_Problem details_.
Retype every line from the start of the data down to and including the line with "plt.rcParams['mathtext.fontset'] = 'stix'". Skip the pictures.

_Information supplied_.
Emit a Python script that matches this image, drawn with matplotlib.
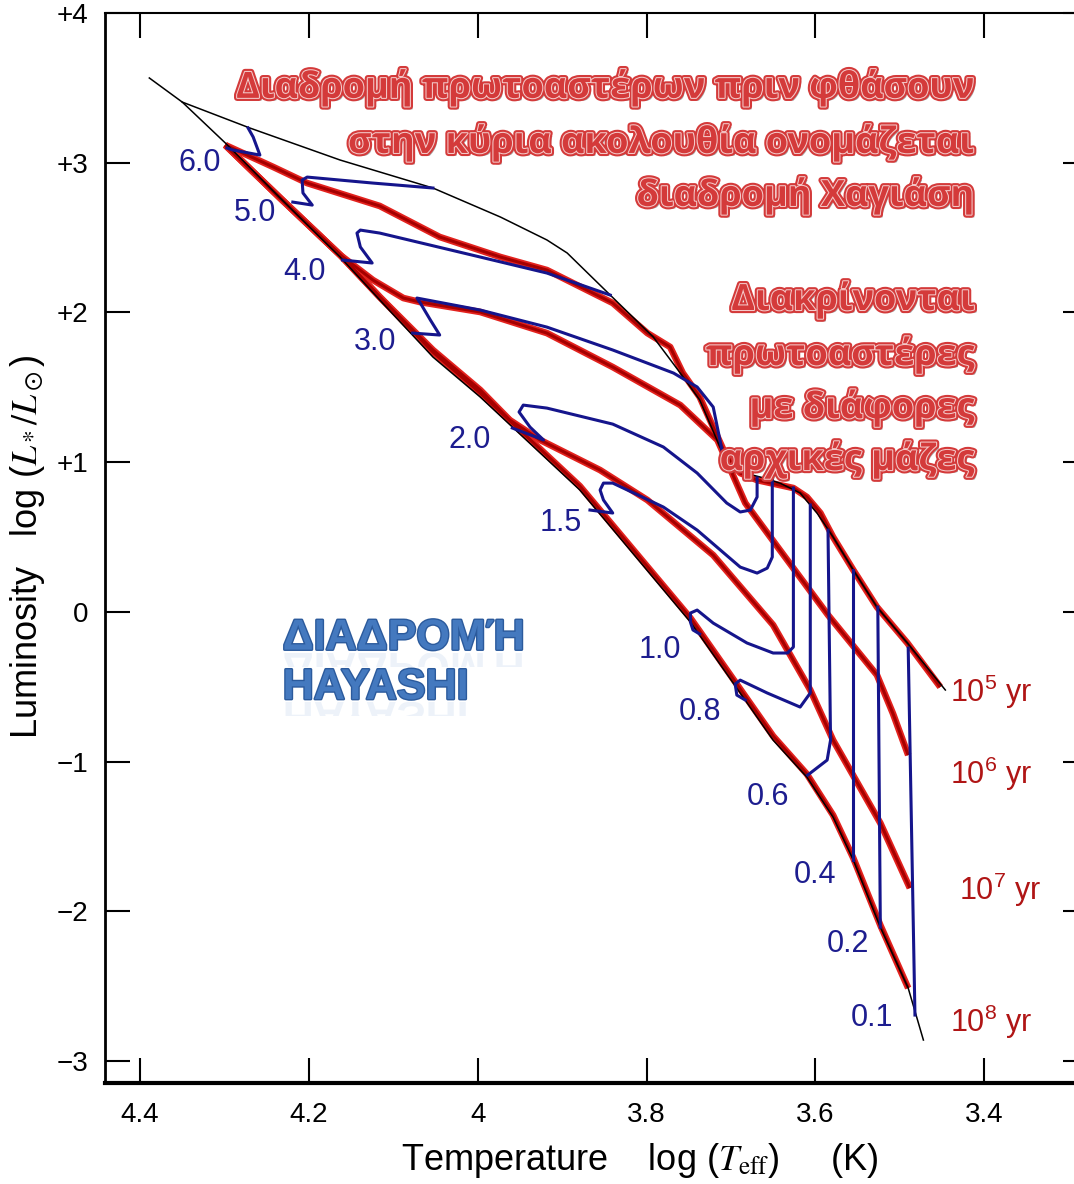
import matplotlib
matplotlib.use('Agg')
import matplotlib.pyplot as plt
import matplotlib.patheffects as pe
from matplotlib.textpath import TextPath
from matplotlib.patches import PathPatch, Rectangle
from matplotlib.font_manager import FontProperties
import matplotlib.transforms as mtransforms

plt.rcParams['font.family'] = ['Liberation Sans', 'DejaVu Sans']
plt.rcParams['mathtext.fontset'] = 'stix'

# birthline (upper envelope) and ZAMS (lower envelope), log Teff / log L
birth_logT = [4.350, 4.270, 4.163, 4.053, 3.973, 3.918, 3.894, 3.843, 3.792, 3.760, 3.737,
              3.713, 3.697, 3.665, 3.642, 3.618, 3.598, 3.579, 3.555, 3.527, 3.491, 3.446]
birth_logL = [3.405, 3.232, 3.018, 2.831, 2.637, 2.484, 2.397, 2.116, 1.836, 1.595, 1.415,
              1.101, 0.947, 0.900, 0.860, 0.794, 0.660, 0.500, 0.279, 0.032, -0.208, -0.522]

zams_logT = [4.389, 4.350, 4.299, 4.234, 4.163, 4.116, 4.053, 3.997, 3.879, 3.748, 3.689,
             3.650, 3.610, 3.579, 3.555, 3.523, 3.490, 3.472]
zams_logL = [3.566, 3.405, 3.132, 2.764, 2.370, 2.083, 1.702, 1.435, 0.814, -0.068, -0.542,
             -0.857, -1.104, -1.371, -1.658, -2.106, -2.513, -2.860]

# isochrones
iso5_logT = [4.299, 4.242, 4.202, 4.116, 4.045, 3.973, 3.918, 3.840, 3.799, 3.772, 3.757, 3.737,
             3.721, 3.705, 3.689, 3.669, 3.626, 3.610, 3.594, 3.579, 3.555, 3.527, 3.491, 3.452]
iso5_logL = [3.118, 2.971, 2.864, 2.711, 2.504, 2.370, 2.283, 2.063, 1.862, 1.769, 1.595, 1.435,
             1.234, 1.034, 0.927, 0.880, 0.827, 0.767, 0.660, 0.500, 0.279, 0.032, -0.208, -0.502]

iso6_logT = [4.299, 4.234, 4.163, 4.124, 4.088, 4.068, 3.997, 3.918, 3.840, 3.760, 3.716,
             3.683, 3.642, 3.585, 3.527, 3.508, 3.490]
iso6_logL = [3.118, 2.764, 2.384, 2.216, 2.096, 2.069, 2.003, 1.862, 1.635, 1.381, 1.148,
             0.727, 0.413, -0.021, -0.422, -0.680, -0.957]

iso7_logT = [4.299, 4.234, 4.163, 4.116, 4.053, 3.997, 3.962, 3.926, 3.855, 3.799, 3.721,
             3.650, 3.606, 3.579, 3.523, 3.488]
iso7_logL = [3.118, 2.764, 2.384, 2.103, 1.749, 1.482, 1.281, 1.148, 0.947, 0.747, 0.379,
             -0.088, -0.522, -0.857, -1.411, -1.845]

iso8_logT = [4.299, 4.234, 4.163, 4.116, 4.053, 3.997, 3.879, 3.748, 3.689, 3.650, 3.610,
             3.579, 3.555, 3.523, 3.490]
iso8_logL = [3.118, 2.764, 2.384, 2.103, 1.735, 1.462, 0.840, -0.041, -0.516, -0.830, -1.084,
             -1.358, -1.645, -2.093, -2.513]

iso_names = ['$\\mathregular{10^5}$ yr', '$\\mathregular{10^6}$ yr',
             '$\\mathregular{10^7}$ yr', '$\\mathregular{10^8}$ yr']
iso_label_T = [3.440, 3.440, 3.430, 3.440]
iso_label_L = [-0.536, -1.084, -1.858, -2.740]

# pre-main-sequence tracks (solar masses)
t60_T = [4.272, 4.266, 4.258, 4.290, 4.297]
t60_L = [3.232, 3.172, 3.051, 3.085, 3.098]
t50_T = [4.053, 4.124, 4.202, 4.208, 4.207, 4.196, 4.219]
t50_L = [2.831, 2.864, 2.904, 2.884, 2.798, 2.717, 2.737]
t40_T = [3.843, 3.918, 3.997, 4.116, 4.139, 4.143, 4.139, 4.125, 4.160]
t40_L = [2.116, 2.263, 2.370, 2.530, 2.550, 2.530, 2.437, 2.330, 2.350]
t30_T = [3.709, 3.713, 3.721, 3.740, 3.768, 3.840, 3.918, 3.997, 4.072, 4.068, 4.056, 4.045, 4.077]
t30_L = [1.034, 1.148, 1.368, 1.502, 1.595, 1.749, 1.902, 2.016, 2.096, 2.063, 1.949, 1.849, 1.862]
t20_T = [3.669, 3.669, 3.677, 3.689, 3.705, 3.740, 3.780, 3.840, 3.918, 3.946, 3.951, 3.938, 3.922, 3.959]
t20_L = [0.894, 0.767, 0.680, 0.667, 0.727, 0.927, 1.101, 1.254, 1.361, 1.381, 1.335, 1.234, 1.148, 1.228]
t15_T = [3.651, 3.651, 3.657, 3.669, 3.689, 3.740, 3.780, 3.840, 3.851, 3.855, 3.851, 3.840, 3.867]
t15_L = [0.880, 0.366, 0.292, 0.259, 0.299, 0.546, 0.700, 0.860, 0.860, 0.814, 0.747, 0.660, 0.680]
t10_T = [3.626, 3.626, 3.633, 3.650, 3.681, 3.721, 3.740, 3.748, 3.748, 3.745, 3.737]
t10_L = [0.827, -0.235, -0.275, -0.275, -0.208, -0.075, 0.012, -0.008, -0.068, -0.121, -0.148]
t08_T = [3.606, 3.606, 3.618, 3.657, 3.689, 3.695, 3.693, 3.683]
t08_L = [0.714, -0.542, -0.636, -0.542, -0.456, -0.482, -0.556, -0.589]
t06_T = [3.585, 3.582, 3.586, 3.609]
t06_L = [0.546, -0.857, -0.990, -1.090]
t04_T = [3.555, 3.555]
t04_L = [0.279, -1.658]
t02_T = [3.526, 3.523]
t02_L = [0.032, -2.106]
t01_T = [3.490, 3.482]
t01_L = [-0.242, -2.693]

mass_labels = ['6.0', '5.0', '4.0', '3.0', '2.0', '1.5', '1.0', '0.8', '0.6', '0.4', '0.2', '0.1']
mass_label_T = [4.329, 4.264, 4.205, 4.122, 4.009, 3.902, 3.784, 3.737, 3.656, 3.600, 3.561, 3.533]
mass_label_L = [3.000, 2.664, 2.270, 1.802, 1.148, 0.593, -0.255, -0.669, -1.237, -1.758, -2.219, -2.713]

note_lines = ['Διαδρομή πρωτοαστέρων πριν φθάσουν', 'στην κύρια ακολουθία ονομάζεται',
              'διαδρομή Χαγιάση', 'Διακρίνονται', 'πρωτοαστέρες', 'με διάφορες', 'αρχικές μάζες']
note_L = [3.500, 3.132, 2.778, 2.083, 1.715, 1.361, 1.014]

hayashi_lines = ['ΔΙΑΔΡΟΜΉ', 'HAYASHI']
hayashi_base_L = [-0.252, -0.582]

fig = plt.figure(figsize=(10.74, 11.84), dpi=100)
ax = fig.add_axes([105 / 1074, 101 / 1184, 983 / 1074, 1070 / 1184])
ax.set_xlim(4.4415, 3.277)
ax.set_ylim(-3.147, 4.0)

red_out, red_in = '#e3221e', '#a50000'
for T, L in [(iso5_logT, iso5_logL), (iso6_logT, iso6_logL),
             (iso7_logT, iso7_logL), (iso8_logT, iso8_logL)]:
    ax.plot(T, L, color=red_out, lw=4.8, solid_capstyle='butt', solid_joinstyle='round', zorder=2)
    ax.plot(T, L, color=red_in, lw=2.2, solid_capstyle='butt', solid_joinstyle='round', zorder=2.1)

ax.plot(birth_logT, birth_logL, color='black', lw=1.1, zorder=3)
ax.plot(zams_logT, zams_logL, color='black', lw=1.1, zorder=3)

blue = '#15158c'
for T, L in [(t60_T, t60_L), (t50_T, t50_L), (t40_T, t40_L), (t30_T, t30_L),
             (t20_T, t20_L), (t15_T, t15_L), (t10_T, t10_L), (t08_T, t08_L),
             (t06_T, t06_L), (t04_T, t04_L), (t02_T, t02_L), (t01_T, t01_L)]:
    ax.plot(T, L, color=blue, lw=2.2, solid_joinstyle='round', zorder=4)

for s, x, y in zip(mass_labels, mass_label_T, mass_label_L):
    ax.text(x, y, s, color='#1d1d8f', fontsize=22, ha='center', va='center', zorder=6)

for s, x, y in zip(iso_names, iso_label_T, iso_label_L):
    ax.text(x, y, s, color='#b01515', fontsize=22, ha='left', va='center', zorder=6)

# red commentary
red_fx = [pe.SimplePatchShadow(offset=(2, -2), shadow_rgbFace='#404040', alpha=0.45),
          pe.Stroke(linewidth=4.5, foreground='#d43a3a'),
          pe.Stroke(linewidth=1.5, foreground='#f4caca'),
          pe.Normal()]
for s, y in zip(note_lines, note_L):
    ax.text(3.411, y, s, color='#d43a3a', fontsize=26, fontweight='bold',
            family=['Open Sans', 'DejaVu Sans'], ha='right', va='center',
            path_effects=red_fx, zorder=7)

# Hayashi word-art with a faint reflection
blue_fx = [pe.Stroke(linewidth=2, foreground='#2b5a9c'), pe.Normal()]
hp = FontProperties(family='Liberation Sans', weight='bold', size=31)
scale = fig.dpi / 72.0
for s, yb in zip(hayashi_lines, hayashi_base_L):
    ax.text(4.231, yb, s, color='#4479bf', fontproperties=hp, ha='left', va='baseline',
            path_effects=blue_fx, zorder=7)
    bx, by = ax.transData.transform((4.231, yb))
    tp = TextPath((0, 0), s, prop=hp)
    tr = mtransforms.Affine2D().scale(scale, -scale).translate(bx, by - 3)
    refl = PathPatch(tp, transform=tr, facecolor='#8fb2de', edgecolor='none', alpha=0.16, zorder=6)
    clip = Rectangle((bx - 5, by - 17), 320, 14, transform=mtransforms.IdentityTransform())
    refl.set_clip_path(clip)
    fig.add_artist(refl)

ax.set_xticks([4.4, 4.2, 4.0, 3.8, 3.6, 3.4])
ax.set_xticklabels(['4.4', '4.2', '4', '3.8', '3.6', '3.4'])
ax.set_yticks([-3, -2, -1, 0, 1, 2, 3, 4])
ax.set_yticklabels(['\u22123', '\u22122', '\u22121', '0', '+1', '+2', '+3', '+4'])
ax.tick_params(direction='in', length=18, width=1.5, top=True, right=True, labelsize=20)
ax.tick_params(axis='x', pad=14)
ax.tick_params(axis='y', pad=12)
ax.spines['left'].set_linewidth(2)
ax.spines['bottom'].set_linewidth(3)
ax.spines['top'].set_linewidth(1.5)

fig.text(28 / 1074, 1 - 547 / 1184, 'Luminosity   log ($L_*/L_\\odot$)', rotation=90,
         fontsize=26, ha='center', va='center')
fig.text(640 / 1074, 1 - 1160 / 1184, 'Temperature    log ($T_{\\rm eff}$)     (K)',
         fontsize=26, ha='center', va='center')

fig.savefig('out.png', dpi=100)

_Finished exercise_.
Emit a Python script that matches this image, drawn with matplotlib.
import matplotlib
matplotlib.use('Agg')
import matplotlib.pyplot as plt
import matplotlib.patheffects as pe
from matplotlib.textpath import TextPath
from matplotlib.patches import PathPatch, Rectangle
from matplotlib.font_manager import FontProperties
import matplotlib.transforms as mtransforms

plt.rcParams['font.family'] = ['Liberation Sans', 'DejaVu Sans']
plt.rcParams['mathtext.fontset'] = 'stix'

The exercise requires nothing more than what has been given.